PEARSON function

The PEARSON function in Excel is used to calculate the Pearson correlation coefficient between two sets of data. The Pearson correlation coefficient (denoted as $r$) measures the strength and direction of the linear relationship between two variables. It ranges from -1 to 1, where:

• 1 indicates a perfect positive linear relationship,
• -1 indicates a perfect negative linear relationship,
• 0 indicates no linear relationship.

Syntax:

PEARSON(array1, array2)

Arguments:

• array1: Required. The first set of data values (the independent variable).
• array2: Required. The second set of data values (the dependent variable).

Both arrays must have the same number of data points, and the data points should correspond to each other (i.e., the $n$-th data point of array1 should be paired with the $n$-th data point of array2).

Output:

The function returns a single numeric value, which is the Pearson correlation coefficient $r$ between the two sets of data.

How It Works:

• The Pearson correlation coefficient is calculated using the following formula: $$r = \frac{\sum{(X_i – \bar{X})(Y_i – \bar{Y})}}{\sqrt{\sum{(X_i – \bar{X})^2} \sum{(Y_i – \bar{Y})^2}}}$$ Where:
  • $X_i$ and $Y_i$ are the individual data points from array1 and array2,
  • $\bar{X}$ and $\bar{Y}$ are the means of array1 and array2, respectively.

Example 1: Finding the Pearson Correlation Coefficient

Suppose you have two sets of data:

• array1: [1, 2, 3, 4, 5]
• array2: [2, 4, 6, 8, 10]

To calculate the Pearson correlation coefficient between these two arrays:

Use the formula:

=PEARSON(A1:A5, B1:B5)

Where A1:A5 contains the data from array1 and B1:B5 contains the data from array2.

Since these two arrays have a perfect positive linear relationship, the result will be 1.

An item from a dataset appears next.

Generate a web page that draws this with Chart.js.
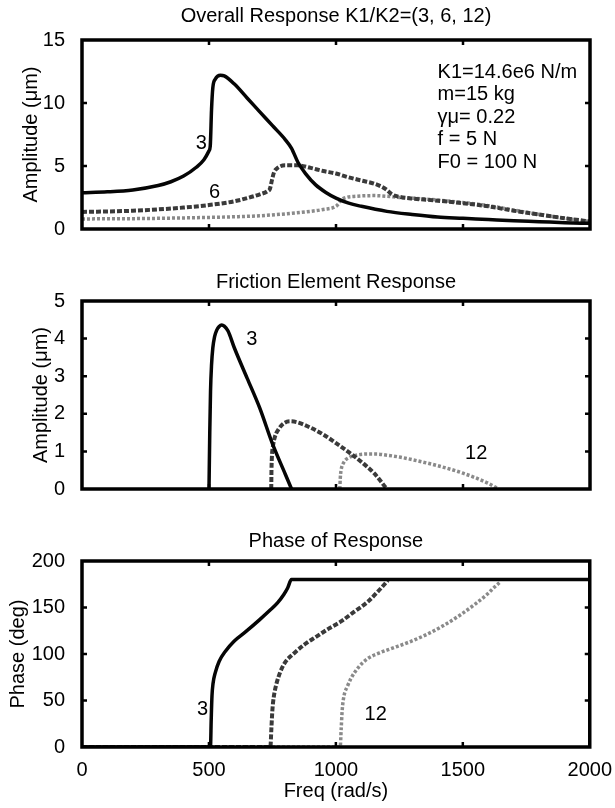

Example 2: Negative Correlation

Suppose you have two sets of data:

• array1: [1, 2, 3, 4, 5]
• array2: [10, 8, 6, 4, 2]

Use the formula:

=PEARSON(A1:A5, B1:B5)

The result will be -1, indicating a perfect negative linear relationship.

Example 3: No Correlation

Suppose you have two sets of data:

• array1: [1, 2, 3, 4, 5]
• array2: [2, 3, 1, 5, 4]

Use the formula:

=PEARSON(A1:A5, B1:B5)

The result will be a value closer to 0, indicating that there is no linear correlation between these two sets of data.

Key Points:

• The Pearson correlation coefficient quantifies the linear relationship between two variables.
• 1 indicates a perfect positive linear relationship, -1 indicates a perfect negative linear relationship, and 0 indicates no linear relationship.
• The function is only appropriate for detecting linear relationships; it does not capture non-linear relationships.

Use Cases:

• Statistics: Determine the strength and direction of the relationship between two variables.
• Finance: Analyze the correlation between two financial assets (e.g., stock prices or returns).
• Research: Identify correlations between variables in scientific and social science studies.
• Quality control: Measure the correlation between variables such as input factors and output results.

Notes:

• The PEARSON function works only for linear correlations. It does not assess non-linear relationships.
• The data arrays must have the same number of data points. If they don’t, the function will return an error.
• If either of the arrays has constant values (i.e., no variation), the function will return a #DIV/0! error, as the correlation cannot be calculated for constant data.